Comparing a relationship with a watch to a relationship with a human is completely insane from a normal person’s perspective. But, if you’re one of us, you know what I’m talking about. There’s a thing or two in common between falling in love and buying a watch.
First, our eye is caught by something new. Sometimes, attraction at first sight. Other times, it builds up gradually. Once identified, the target may be immediately attainable, or it can be completely out of reach. More often than not, it’s somewhere in the middle. Desire builds up. Eventually, the pressure is released. The honeymoon phase begins, and it’s all perfect. “This may be the only watch I ever need.” Until it isn’t. In some cases, we’re looking at a one-night stand—not quite literally, but you get the point. Usually, it’s a few months or years. Of course, some watch affairs will last forever.
Some collectors never let go of anything—Freud has a few thoughts on that, for another day. Most watch enthusiasts do. It’s often a necessity to fund the next desire. I’ve written about that desire before. Today’s post though is about why I’ve fallen out of love with so many watches.

That one small thing…
I remember as a kid, adults talking about a couple on the verge of divorce. They quoted the woman saying she could “no longer stand the way he breathes.” Wow, I thought. That seemed both really brutal and unfair. But as I grew up, I realized that’s usually how it goes.
Needless to say, the root of the problem wasn’t how the man breathed—or, in an even more radical example I heard, how a person holds their pen. Rather, it’s the tip of the iceberg, a single point into which hundreds of micro-frustrations converge.

Back to watches
In a similar vein, most times I decided to part with a watch, it was because of a specific detail that ended up becoming all I could see. The horological version of breathing or holding a pen. For completeness, the other reason I parted with various watches has been boredom—at least compared to the new one I wanted to fund—but that’s out of scope for this post.
Let me give you a few examples. On one watch I recently sold (I’ll be nice and not give names), it was the hands and indices. They just felt cheap, subpar, and, more importantly, not up to the rest of the piece. Another time, it was the case. Same problem: it appeared to have been insufficiently finished compared to the rest of the watch and what it aimed to achieve. On a higher-end piece, it was the bezel. The red color on half of it started screaming “clown” whenever I looked at my wrist.

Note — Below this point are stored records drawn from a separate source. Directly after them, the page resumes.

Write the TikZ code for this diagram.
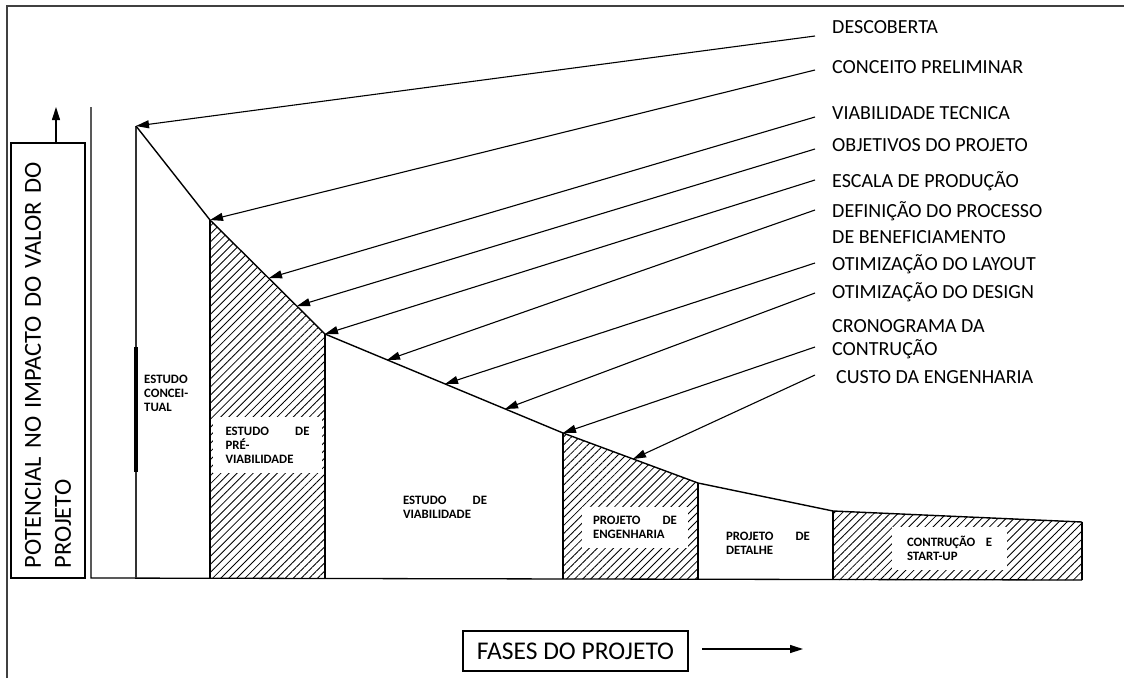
\documentclass[tikz,border=0pt]{standalone}
\usepackage{fontspec}
\setmainfont{Carlito}
\usetikzlibrary{arrows.meta,patterns.meta}

\begin{document}
\begin{tikzpicture}[x=1pt,y=-1pt,
  frame/.style={line width=1.2pt,black!75},
  axisline/.style={line width=1.3pt},
  curve/.style={line width=1.4pt,line join=round},
  wall/.style={line width=2.3pt},
  pole/.style={line width=1.1pt,black!80},
  pointer/.style={line width=1.1pt,-{Triangle[length=13pt,width=8pt]}},
  hatch/.style={pattern={Lines[angle=45,distance=5.7pt,line width=0.85pt]}},
  item/.style={font=\fontsize{20}{24}\selectfont,inner sep=0pt,anchor=base west,align=left},
  phase/.style={font=\bfseries\fontsize{12.8}{14}\selectfont,inner sep=0pt,align=left},
  whitebox/.style={phase,fill=white},
  axisbox/.style={draw,line width=1.1pt,inner sep=0pt}
]
\useasboundingbox (0,0) rectangle (1124,678);

% page frame
\draw[frame] (7,678) -- (7,6) -- (1124,6);

% corner points of the value curve
\coordinate (p0) at (136,126);
\coordinate (p1) at (210,220);
\coordinate (p2) at (325,334);
\coordinate (p3) at (563,433);
\coordinate (p4) at (698,483);
\coordinate (p5) at (833,511);
\coordinate (p6) at (1082,522);
% their feet on the time axis
\coordinate (b0) at (136,578);
\coordinate (b1) at (210,578);
\coordinate (b2) at (325,578);
\coordinate (b3) at (563,579);
\coordinate (b4) at (698,579);
\coordinate (b5) at (833,580);
\coordinate (b6) at (1082,580);
% axes
\coordinate (ao) at (91,578);
\coordinate (atop) at (91,107);

% hatched phases
\fill[hatch] (p1) -- (p2) -- (b2) -- (b1) -- cycle;
\fill[hatch] (p3) -- (p4) -- (b4) -- (b3) -- cycle;
\fill[hatch] (p5) -- (p6) -- (b6) -- (b5) -- cycle;

% axes and phase limits
\draw[axisline] (atop) -- (ao) -- (b6);
\draw[pole] (b0) -- (p0);
\draw[line width=3.6pt] (136,347) -- (136,472);
\foreach \i in {1,...,6} \draw[wall] (b\i) -- (p\i);
\draw[curve] (p0) -- (p1) -- (p2) -- (p3) -- (p4) -- (p5) -- (p6);

% phase names
\node[phase,anchor=west] (fc) at (144,393) {ESTUDO\\CONCEI-\\TUAL};
\node[whitebox,minimum width=109pt,minimum height=56pt] (fp) at (267.5,445)
  {\makebox[84pt][s]{ESTUDO DE}\\PRÉ-\\VIABILIDADE};
\node[phase] (fv) at (445,507) {\makebox[84pt][s]{ESTUDO DE}\\VIABILIDADE};
\node[whitebox,minimum width=106pt,minimum height=41pt] (fe) at (635,527.5)
  {\makebox[84pt][s]{PROJETO DE}\\ENGENHARIA};
\node[phase] (fd) at (768,543) {\makebox[84pt][s]{PROJETO DE}\\DETALHE};
\node[whitebox,minimum width=115pt,minimum height=43pt] (fs) at (949.5,548.5)
  {\makebox[85pt][s]{CONTRUÇÃO E}\\START-UP};

% decision items (base = baseline of the last line)
\node[item] (l1) at (832,33) {DESCOBERTA};
\node[item] (l2) at (832,73) {CONCEITO PRELIMINAR};
\node[item] (l3) at (832,119) {VIABILIDADE TECNICA};
\node[item] (l4) at (832,151) {OBJETIVOS DO PROJETO};
\node[item] (l5) at (832,187) {ESCALA DE PRODUÇÃO};
\node[item,font=\fontsize{20}{26}\selectfont] (l6) at (832,243) {DEFINIÇÃO DO PROCESSO\\DE BENEFICIAMENTO};
\node[item] (l7) at (832,270) {OTIMIZAÇÃO DO LAYOUT};
\node[item] (l8) at (832,298) {OTIMIZAÇÃO DO DESIGN};
\node[item,font=\fontsize{20}{23}\selectfont] (l9) at (832,355) {CRONOGRAMA DA\\CONTRUÇÃO};
\node[item] (l10) at (836,383) {CUSTO DA ENGENHARIA};

% where the pointers leave the items
\coordinate (s1) at (815,36);
\coordinate (s2) at (815,70);
\coordinate (s3) at (815,117);
\coordinate (s4) at (815,149);
\coordinate (s5) at (815,180);
\coordinate (s6) at (815,210);
\coordinate (s7) at (815,263);
\coordinate (s8) at (815,293);
\coordinate (s9) at (815,347);
\coordinate (s10) at (815,375);
% where they meet the curve
\coordinate (t3) at (269,278);
\coordinate (t4) at (297,306);
\coordinate (t6) at (387,360);
\coordinate (t7) at (445,384);
\coordinate (t8) at (505,409);
\coordinate (t10) at (633,459);

\draw[pointer] (s1) -- (p0);
\draw[pointer] (s2) -- (p1);
\draw[pointer] (s3) -- (t3);
\draw[pointer] (s4) -- (t4);
\draw[pointer] (s5) -- (p2);
\draw[pointer] (s6) -- (t6);
\draw[pointer] (s7) -- (t7);
\draw[pointer] (s8) -- (t8);
\draw[pointer] (s9) -- (p3);
\draw[pointer] (s10) -- (t10);

% axis titles
\node[axisbox,rotate=90,minimum width=435pt,minimum height=74pt,text width=416pt,align=left,
  font=\fontsize{24.5}{30}\selectfont] (ylab) at (48,360.5)
  {POTENCIAL NO IMPACTO DO VALOR DO\\PROJETO};
\coordinate (yup) at (56,107);
\draw[pointer] (ylab.east -| yup) -- (yup);

\node[axisbox,minimum width=225pt,minimum height=40pt,font=\fontsize{25.5}{30}\selectfont] (xlab) at (575.5,651) {FASES DO PROJETO};
\coordinate (xright) at (803,649);
\draw[pointer,line width=1.3pt] (702,649) -- (xright);
\end{tikzpicture}
\end{document}
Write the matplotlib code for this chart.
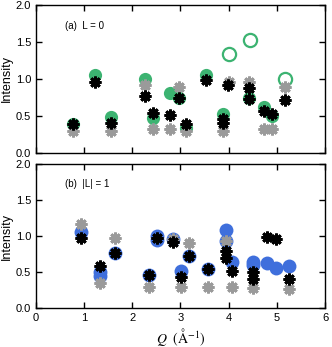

Where the relationship analogy has its limits is that I still feel today I would have kept those watches if it hadn’t been for that specific issue. I don’t think I started hating the indices, case, or bezel to channel my frustration with the watch as a whole. I was genuinely frustrated with those alone.
Some of those frustrations can come from a watch cutting corners to punch above its weight. When I interviewed Tissot CEO Sylvain Dolla last year, one of his quotes that struck me the most was, “We need to know where to stop and concentrate on the more visible and noticeable features. That is how we manage to offer such value.” From a business standpoint, that makes total sense. It’s also great for consumers who can score fantastic-looking watches for orders of magnitude less than other Swiss propositions. The downside is, for watch nuts who look at their wrist hundreds of times a day, smaller details can start to pop out quite aggressively after a while.

Sometimes, the issue with detail isn’t about quality; it can just be a matter of taste. Too shiny, too Roman, too much text, or too much empty space. I found that to be especially bothering when clashing with the rest of the watch’s vibe. Such as a particular finishing on the edge of the case, amazing in and of itself but not something I wanted on a so-called toolwatch. Or, in the case of my clown issue, just too red to be on my wrist, day in, day out.
The crazy thing is, in any of the scenarios above, all those traits were there from day one, when I decided to buy the watch. It’s not the watches’s fault. I’m the one who changed. Or did I?
The parallel
Each detail that ended up growing on me I probably had noticed the first time I saw the watch. But, carried away by everything else I liked and the adrenaline it infused in my watch-obsessed blood, I— subconsciously at least— chose to ignore it. The rush of a new watch, with all its highs, prevails.
Back to relationships. Many end up broken following a similar scheme. There was something we didn’t like so much at first: a personality trait (e.g., stingy), a behavioral trait (e.g., a hysterical laugh), a physical trait (e.g., something about the nose). Especially if they clash with the overall image we have, or want to have, of the other person. When the magic of love truly occurs, those melt into the package and become insignificant, or even appreciated. But when it doesn’t, they take over, and it’s all we can see.

Concluding thoughts
As humans, sometimes, we learn. My advice, for what it’s worth, following my many, many horological breakups? Before buying, try and set the excitement aside for a second and imagine you must call out a thing or two you don’t like about the watch. What would they be? Make good note of them. It doesn’t mean you shouldn’t pull the trigger. But at least, you can set realistic expectations. And look, at the end of the day, watches aren’t people. At least, that’s what I tell my wife.